# DATA PROVIDED
● ● ● ● ● ● ●

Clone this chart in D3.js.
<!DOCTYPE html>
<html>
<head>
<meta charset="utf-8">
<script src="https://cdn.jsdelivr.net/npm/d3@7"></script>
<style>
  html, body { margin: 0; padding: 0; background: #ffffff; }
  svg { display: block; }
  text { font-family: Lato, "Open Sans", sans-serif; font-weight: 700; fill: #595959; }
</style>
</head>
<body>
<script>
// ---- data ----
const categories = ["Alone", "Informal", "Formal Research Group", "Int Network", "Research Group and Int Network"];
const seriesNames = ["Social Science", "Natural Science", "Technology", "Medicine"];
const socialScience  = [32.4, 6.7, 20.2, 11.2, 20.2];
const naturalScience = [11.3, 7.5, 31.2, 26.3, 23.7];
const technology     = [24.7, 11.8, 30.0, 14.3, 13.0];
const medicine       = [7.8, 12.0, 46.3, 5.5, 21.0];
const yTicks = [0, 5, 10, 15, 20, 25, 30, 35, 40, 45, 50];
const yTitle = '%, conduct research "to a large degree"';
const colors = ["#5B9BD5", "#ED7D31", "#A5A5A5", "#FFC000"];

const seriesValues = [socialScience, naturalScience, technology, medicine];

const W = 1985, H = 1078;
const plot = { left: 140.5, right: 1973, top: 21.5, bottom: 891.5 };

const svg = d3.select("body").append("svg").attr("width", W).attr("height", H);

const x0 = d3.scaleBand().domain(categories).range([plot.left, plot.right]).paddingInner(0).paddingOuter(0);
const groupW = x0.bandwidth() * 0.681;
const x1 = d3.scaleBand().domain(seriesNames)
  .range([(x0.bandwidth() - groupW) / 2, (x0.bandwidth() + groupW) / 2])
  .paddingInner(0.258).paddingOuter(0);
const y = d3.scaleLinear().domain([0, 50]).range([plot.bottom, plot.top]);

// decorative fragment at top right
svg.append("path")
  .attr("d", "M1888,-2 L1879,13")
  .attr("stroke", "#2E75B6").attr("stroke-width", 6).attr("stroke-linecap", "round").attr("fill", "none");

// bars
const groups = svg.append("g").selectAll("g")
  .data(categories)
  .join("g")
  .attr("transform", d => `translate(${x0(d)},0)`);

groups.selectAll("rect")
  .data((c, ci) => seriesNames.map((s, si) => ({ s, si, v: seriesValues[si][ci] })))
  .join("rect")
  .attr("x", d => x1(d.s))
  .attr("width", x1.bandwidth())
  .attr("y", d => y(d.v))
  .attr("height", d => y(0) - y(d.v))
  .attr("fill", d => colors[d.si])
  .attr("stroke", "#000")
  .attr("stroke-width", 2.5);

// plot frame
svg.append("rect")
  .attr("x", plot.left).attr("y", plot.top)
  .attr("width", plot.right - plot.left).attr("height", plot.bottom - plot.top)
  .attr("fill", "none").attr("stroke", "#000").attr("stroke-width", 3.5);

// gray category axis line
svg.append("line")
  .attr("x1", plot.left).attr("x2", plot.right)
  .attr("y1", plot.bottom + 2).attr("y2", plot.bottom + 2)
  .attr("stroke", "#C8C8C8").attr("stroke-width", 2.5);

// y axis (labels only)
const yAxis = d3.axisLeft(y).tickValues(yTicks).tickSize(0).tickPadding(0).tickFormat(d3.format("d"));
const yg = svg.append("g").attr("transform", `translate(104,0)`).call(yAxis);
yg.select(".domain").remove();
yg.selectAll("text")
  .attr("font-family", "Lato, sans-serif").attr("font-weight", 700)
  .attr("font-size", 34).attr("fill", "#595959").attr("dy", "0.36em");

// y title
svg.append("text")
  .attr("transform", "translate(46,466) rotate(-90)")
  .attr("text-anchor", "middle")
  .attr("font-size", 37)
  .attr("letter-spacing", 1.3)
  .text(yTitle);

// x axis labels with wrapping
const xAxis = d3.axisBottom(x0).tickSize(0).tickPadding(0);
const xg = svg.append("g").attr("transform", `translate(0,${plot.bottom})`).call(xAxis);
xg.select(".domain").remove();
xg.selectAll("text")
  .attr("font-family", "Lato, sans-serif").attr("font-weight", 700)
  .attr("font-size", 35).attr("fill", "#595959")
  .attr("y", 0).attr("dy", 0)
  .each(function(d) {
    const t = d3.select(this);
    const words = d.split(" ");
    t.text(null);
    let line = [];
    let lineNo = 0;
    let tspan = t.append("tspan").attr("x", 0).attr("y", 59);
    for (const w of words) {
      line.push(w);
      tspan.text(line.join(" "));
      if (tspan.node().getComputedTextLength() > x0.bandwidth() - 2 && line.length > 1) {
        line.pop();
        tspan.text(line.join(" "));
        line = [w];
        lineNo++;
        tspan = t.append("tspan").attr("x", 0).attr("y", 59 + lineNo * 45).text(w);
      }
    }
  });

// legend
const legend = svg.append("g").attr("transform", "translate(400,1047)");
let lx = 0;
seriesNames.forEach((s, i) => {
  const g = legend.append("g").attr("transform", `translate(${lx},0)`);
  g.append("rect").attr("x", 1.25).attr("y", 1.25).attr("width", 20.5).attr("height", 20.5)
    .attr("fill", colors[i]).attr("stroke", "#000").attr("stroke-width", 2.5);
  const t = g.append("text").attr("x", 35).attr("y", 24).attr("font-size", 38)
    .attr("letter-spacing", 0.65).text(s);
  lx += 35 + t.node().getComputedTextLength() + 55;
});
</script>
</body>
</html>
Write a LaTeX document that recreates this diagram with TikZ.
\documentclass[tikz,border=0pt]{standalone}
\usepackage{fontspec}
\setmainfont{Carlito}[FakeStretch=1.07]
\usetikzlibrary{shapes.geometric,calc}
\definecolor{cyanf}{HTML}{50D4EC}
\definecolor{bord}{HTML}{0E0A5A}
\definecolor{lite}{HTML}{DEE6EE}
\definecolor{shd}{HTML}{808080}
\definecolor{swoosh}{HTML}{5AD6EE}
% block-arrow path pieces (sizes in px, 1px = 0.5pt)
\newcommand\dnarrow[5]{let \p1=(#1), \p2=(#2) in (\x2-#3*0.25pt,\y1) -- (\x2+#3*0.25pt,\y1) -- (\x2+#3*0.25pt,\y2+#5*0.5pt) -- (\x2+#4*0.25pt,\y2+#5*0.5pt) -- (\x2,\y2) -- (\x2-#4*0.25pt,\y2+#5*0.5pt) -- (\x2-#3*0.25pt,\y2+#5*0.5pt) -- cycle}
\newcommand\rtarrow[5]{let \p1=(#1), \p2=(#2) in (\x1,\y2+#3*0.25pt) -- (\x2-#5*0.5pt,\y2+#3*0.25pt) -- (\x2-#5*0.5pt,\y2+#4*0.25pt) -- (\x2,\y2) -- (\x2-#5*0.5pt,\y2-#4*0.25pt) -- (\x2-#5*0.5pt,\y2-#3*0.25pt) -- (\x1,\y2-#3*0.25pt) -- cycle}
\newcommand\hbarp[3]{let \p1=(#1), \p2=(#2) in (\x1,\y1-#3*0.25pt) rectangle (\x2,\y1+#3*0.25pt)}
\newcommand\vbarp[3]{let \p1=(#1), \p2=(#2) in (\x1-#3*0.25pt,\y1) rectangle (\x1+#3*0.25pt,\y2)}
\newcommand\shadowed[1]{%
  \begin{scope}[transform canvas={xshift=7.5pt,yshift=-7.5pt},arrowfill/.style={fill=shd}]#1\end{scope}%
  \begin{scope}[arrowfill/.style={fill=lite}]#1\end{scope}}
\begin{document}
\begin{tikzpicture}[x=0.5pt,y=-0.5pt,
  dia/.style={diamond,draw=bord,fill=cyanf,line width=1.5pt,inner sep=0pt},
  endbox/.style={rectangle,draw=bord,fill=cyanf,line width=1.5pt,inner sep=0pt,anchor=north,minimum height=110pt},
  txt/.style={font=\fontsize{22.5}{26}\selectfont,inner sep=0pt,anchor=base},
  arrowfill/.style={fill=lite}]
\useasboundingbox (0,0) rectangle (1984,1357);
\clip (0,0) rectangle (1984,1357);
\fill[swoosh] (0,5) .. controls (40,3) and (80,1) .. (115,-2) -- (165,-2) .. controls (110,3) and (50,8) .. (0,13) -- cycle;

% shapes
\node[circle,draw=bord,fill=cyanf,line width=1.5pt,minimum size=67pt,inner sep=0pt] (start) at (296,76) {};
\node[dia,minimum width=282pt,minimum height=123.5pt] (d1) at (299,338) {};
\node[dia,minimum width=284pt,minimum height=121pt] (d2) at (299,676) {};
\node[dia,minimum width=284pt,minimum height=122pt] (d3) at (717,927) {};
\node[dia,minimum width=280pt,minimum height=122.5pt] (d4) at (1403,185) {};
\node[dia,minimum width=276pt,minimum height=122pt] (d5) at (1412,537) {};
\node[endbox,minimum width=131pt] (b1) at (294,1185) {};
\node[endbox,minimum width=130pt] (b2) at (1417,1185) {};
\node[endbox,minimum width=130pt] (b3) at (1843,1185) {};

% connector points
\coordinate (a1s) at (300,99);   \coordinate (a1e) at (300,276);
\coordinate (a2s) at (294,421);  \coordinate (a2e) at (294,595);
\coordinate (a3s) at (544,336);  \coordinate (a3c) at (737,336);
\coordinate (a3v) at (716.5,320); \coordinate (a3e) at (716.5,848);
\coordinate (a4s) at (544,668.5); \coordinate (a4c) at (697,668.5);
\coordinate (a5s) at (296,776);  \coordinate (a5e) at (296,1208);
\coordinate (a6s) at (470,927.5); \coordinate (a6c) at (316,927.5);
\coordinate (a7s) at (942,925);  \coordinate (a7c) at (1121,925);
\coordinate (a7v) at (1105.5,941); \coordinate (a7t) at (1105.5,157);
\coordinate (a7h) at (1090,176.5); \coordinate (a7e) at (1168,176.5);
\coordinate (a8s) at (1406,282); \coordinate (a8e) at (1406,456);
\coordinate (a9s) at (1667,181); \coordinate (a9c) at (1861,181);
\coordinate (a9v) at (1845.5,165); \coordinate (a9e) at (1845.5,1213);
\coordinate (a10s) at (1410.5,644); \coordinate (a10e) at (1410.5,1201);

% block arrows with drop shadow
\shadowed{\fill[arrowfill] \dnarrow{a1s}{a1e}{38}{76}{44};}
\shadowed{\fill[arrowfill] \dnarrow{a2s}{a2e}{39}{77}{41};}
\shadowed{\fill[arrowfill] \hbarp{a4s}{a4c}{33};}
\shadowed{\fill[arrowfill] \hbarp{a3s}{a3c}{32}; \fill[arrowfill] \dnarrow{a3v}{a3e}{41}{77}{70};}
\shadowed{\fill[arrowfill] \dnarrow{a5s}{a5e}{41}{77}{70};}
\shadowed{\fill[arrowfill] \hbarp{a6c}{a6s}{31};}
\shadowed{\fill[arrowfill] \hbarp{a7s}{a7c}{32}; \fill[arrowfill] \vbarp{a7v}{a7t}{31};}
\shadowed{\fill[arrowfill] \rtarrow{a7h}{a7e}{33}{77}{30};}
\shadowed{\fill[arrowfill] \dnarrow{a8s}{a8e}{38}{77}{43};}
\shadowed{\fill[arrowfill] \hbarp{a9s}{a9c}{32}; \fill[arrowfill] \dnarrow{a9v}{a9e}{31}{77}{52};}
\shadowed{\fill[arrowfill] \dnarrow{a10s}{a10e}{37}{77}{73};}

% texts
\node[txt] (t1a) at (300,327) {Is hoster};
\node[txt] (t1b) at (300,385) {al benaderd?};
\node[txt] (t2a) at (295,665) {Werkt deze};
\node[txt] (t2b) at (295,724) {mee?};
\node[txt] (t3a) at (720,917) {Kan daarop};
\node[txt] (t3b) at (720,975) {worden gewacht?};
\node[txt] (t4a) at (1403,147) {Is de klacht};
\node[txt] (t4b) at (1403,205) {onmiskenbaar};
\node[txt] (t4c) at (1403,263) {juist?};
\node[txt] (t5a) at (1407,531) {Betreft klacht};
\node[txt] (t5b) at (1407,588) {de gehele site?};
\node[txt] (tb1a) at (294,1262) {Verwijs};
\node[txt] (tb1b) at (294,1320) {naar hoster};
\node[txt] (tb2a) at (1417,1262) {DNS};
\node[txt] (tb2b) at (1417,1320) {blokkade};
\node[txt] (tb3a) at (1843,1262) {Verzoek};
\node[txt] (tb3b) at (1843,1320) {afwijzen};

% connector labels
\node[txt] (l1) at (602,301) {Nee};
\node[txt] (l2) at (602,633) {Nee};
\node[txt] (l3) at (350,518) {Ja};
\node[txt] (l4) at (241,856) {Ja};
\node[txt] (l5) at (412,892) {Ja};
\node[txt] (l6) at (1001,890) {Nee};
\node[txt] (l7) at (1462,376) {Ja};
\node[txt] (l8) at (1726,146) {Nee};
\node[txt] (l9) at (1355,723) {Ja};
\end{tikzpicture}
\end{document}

● ● ● ● ● ● ●

# WORK TO COMPLETE
Look at the material above and copy, word for word, its lines from the first through the one containing "d3.scaleLinear().domain([0, 50]).range([plot.bottom, plot.top]);".

# TASK RESPONSE
Clone this chart in D3.js.
<!DOCTYPE html>
<html>
<head>
<meta charset="utf-8">
<script src="https://cdn.jsdelivr.net/npm/d3@7"></script>
<style>
  html, body { margin: 0; padding: 0; background: #ffffff; }
  svg { display: block; }
  text { font-family: Lato, "Open Sans", sans-serif; font-weight: 700; fill: #595959; }
</style>
</head>
<body>
<script>
// ---- data ----
const categories = ["Alone", "Informal", "Formal Research Group", "Int Network", "Research Group and Int Network"];
const seriesNames = ["Social Science", "Natural Science", "Technology", "Medicine"];
const socialScience  = [32.4, 6.7, 20.2, 11.2, 20.2];
const naturalScience = [11.3, 7.5, 31.2, 26.3, 23.7];
const technology     = [24.7, 11.8, 30.0, 14.3, 13.0];
const medicine       = [7.8, 12.0, 46.3, 5.5, 21.0];
const yTicks = [0, 5, 10, 15, 20, 25, 30, 35, 40, 45, 50];
const yTitle = '%, conduct research "to a large degree"';
const colors = ["#5B9BD5", "#ED7D31", "#A5A5A5", "#FFC000"];

const seriesValues = [socialScience, naturalScience, technology, medicine];

const W = 1985, H = 1078;
const plot = { left: 140.5, right: 1973, top: 21.5, bottom: 891.5 };

const svg = d3.select("body").append("svg").attr("width", W).attr("height", H);

const x0 = d3.scaleBand().domain(categories).range([plot.left, plot.right]).paddingInner(0).paddingOuter(0);
const groupW = x0.bandwidth() * 0.681;
const x1 = d3.scaleBand().domain(seriesNames)
  .range([(x0.bandwidth() - groupW) / 2, (x0.bandwidth() + groupW) / 2])
  .paddingInner(0.258).paddingOuter(0);
const y = d3.scaleLinear().domain([0, 50]).range([plot.bottom, plot.top]);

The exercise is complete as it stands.